**Task statement:**
Repeat, exactly and only, the lines from the beginning of the data through the line with "from bokeh.resources import INLINE". Pictures are left out.

**Data provided:**
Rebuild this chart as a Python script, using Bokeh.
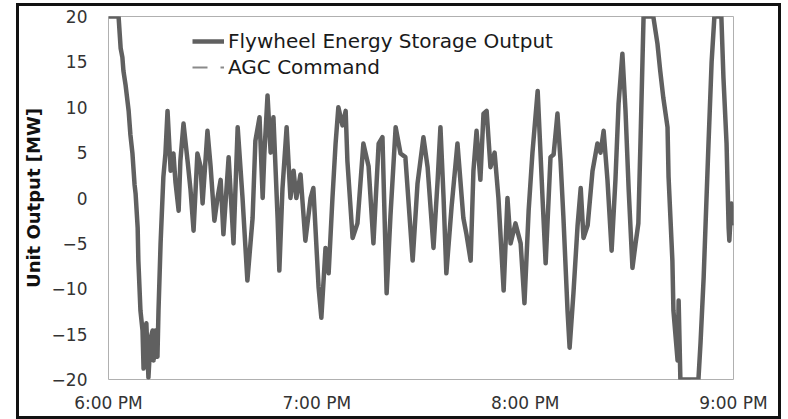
from bokeh.plotting import figure
from bokeh.models import FixedTicker, Range1d, Legend, LegendItem
from bokeh.embed import file_html
from bokeh.resources import INLINE

# Time axis: minutes after 6:00 PM
minutes = [
    0.0, 1.2, 2.9, 3.5, 4.0, 4.3, 4.9, 5.8, 6.3, 6.9, 7.5, 7.8, 8.4, 8.6, 9.2, 9.8,
    10.1, 10.4, 10.9, 11.5, 12.1, 12.7, 13.0, 13.5, 14.1, 14.4, 15.0, 15.8, 16.4,
    17.0, 17.9, 18.7, 19.3, 20.2, 20.7, 21.6, 22.8, 23.6, 24.5, 25.6, 26.5, 27.1,
    28.5, 29.4, 30.5, 31.4, 32.3, 33.1, 34.6, 36.0, 37.2, 38.6, 40.0, 41.5, 42.3,
    43.5, 44.4, 44.9, 45.8, 46.7, 47.5, 48.7, 49.2, 50.1, 51.3, 52.4, 53.3, 54.1,
    55.3, 56.7, 58.2, 59.0, 60.5, 61.3, 62.5, 63.4, 64.5, 65.4, 66.2, 67.4, 68.3,
    68.8, 70.3, 71.7, 73.4, 74.9, 76.3, 77.8, 78.9, 80.1, 81.2, 82.7, 84.1, 85.5,
    87.6, 89.0, 90.7, 91.9, 93.6, 94.8, 95.6, 96.5, 97.3, 98.8, 100.5, 102.2,
    103.1, 104.3, 105.1, 106.0, 107.1, 108.0, 108.9, 110.0, 111.2, 112.3, 113.8,
    114.9, 115.8, 117.2, 118.7, 119.8, 121.0, 122.1, 123.6, 125.0, 125.9, 127.3,
    128.2, 129.3, 130.2, 131.0, 132.2, 132.8, 133.9, 135.1, 136.0, 136.8, 138.0,
    139.4, 140.8, 141.7, 142.6, 143.7, 144.9, 146.0, 146.9, 148.0, 148.9, 149.8,
    150.9, 151.8, 152.6, 153.2, 154.1, 155.5, 156.9, 158.1, 158.9, 159.8, 161.0,
    161.3, 162.4, 162.7, 163.9, 164.2, 164.7, 169.9, 170.5, 171.4, 172.8, 173.7,
    174.5, 176.5, 177.1, 178.0, 178.6, 178.8, 179.4, 180.0,
]

# Flywheel unit output, MW (regulation limited to +/-20 MW)
flywheel_output_mw = [
    20.0, 20.0, 20.0, 16.5, 15.5, 14.0, 12.5, 9.6, 7.0, 4.9, 1.5, 0.5, -3.3, -6.9,
    -12.4, -14.6, -18.8, -15.0, -13.8, -19.8, -15.5, -14.6, -17.9, -14.6, -17.5,
    -12.4, -5.0, 2.3, 4.9, 9.6, 3.0, 4.9, 1.7, -1.4, 4.1, 8.2, 4.0, 1.0, -3.6, 4.9,
    3.5, -0.6, 7.4, 3.5, -2.5, 0.0, 2.0, -4.0, 4.5, -5.0, 7.8, 0.0, -9.1, -2.2,
    6.3, 8.9, 0.0, 5.0, 11.3, 5.0, 8.9, -2.2, -8.0, 1.0, 7.8, 0.0, 3.0, 0.0, 2.6,
    -4.7, 0.0, 1.1, -9.8, -13.2, -5.5, -8.3, 0.0, 6.0, 10.0, 8.0, 9.6, 4.1, -4.4,
    -2.8, 6.0, 3.5, -5.0, 6.0, 6.7, -10.5, -2.0, 7.8, 4.9, 4.5, -6.9, 1.6, 6.7,
    3.4, -5.5, 2.0, 7.8, 0.0, -8.3, -1.0, 6.0, -2.2, -4.0, -6.9, 3.0, 7.4, 2.0,
    9.3, 9.6, 3.4, 5.0, 0.0, -10.2, 0.0, -5.0, -2.8, -5.0, -11.6, -1.4, 5.0, 11.8,
    0.0, -7.2, 4.5, 4.8, 9.3, 4.0, -2.0, -12.4, -16.5, -10.5, -3.0, 1.1, -4.4,
    -3.0, 3.0, 6.0, 5.0, 7.4, 2.0, -5.8, 2.0, 10.4, 15.9, 9.6, 1.0, -7.7, -5.0,
    -2.8, 6.0, 20.0, 20.0, 20.0, 17.0, 14.0, 11.0, 7.8, 2.3, -6.9, -12.4, -17.9,
    -11.3, -20.0, -20.0, -16.0, -8.8, 6.0, 15.0, 20.0, 20.0, 13.3, 6.0, -3.3, -4.7,
    -0.6, -3.0,
]

# AGC regulation command, MW
agc_command_mw = [
    20.0, 20.0, 20.0, 16.5, 15.5, 14.0, 12.5, 9.6, 7.0, 4.9, 1.5, 0.5, -3.3, -6.9,
    -12.4, -14.6, -18.8, -15.0, -13.8, -19.8, -15.5, -14.6, -17.9, -14.6, -17.5,
    -12.4, -5.0, 2.3, 4.9, 9.6, 3.0, 4.9, 1.7, -1.4, 4.1, 8.2, 4.0, 1.0, -3.6, 4.9,
    3.5, -0.6, 7.4, 3.5, -2.5, 0.0, 2.0, -4.0, 4.5, -5.0, 7.8, 0.0, -9.1, -2.2,
    6.3, 8.9, 0.0, 5.0, 11.3, 5.0, 8.9, -2.2, -8.0, 1.0, 7.8, 0.0, 3.0, 0.0, 2.6,
    -4.7, 0.0, 1.1, -9.8, -13.2, -5.5, -8.3, 0.0, 6.0, 10.0, 8.0, 9.6, 4.1, -4.4,
    -2.8, 6.0, 3.5, -5.0, 6.0, 6.7, -10.5, -2.0, 7.8, 4.9, 4.5, -6.9, 1.6, 6.7,
    3.4, -5.5, 2.0, 7.8, 0.0, -8.3, -1.0, 6.0, -2.2, -4.0, -6.9, 3.0, 7.4, 2.0,
    9.3, 9.6, 3.4, 5.0, 0.0, -10.2, 0.0, -5.0, -2.8, -5.0, -11.6, -1.4, 5.0, 11.8,
    0.0, -7.2, 4.5, 4.8, 9.3, 4.0, -2.0, -12.4, -16.5, -10.5, -3.0, 1.1, -4.4,
    -3.0, 3.0, 6.0, 5.0, 7.4, 2.0, -5.8, 2.0, 10.4, 15.9, 9.6, 1.0, -7.7, -5.0,
    -2.8, 6.0, 20.0, 20.0, 20.0, 17.0, 14.0, 11.0, 7.8, 2.3, -6.9, -12.4, -17.9,
    -11.3, -20.0, -20.0, -16.0, -8.8, 6.0, 15.0, 20.0, 20.0, 13.3, 6.0, -3.3, -4.7,
    -0.6, -3.0,
]

hour_ticks = [0, 60, 120, 180]
hour_labels = ["6:00 PM", "7:00 PM", "8:00 PM", "9:00 PM"]
mw_ticks = [-20, -15, -10, -5, 0, 5, 10, 15, 20]

FONT = "DejaVu Sans"

# The black chart frame is an inset shadow on the host element; the canvas
# border area is left transparent so it shows through without resizing anything.
p = figure(
    width=765, height=416,
    output_backend="svg", toolbar_location=None,
    x_range=Range1d(0, 180), y_range=Range1d(-20, 20),
    min_border_left=92, min_border_right=48,
    min_border_top=13, min_border_bottom=40,
    styles={
        "margin-left": "16px",
        "margin-top": "3px",
        "background-color": "white",
        "box-shadow": "inset 0 0 0 3px #111111",
    },
)
p.background_fill_color = "white"
p.border_fill_alpha = 0
p.outline_line_color = "#b0b0b0"
p.outline_line_width = 1
p.grid.grid_line_color = None

# axes: no visible ticks, frame outline only
p.xaxis.ticker = FixedTicker(ticks=hour_ticks)
p.xaxis.major_label_overrides = {t: lab for t, lab in zip(hour_ticks, hour_labels)}
p.yaxis.ticker = FixedTicker(ticks=mw_ticks)
p.yaxis.axis_label = "Unit Output [MW]"
for ax in (p.xaxis[0], p.yaxis[0]):
    ax.axis_line_color = None
    ax.major_tick_line_color = None
    ax.minor_tick_line_color = None
    ax.major_tick_out = 0
    ax.major_tick_in = 0
    ax.minor_tick_out = 0
    ax.minor_tick_in = 0
    ax.major_label_text_font = FONT
    ax.major_label_text_font_size = "17px"
    ax.major_label_text_color = "#333333"
p.xaxis.major_label_standoff = 13
p.yaxis.major_label_standoff = 21
p.yaxis.axis_label_standoff = 5
p.yaxis.axis_label_text_font = FONT
p.yaxis.axis_label_text_font_size = "18px"
p.yaxis.axis_label_text_font_style = "bold"
p.yaxis.axis_label_text_color = "#111111"

# series: the command sits underneath the unit output that tracks it
r_agc = p.line(minutes, agc_command_mw, line_color="#8a8a8a", line_width=2,
               line_dash="15 13 4 13")
r_fly = p.line(minutes, flywheel_output_mw, line_color="#606060", line_width=4.5,
               line_join="round")

legend = Legend(
    items=[
        LegendItem(label="Flywheel Energy Storage Output", renderers=[r_fly]),
        LegendItem(label="AGC Command", renderers=[r_agc]),
    ],
    location=(84, 300),
    orientation="vertical",
    padding=0, margin=0, spacing=2,
    glyph_width=32, glyph_height=20, label_height=20, label_standoff=4,
    label_text_font=FONT, label_text_font_size="20px", label_text_color="#1a1a1a",
    border_line_color=None, background_fill_alpha=0,
)
p.add_layout(legend)

open("out.html", "w").write(file_html(p, INLINE))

**Task solution:**
Rebuild this chart as a Python script, using Bokeh.
from bokeh.plotting import figure
from bokeh.models import FixedTicker, Range1d, Legend, LegendItem
from bokeh.embed import file_html
from bokeh.resources import INLINE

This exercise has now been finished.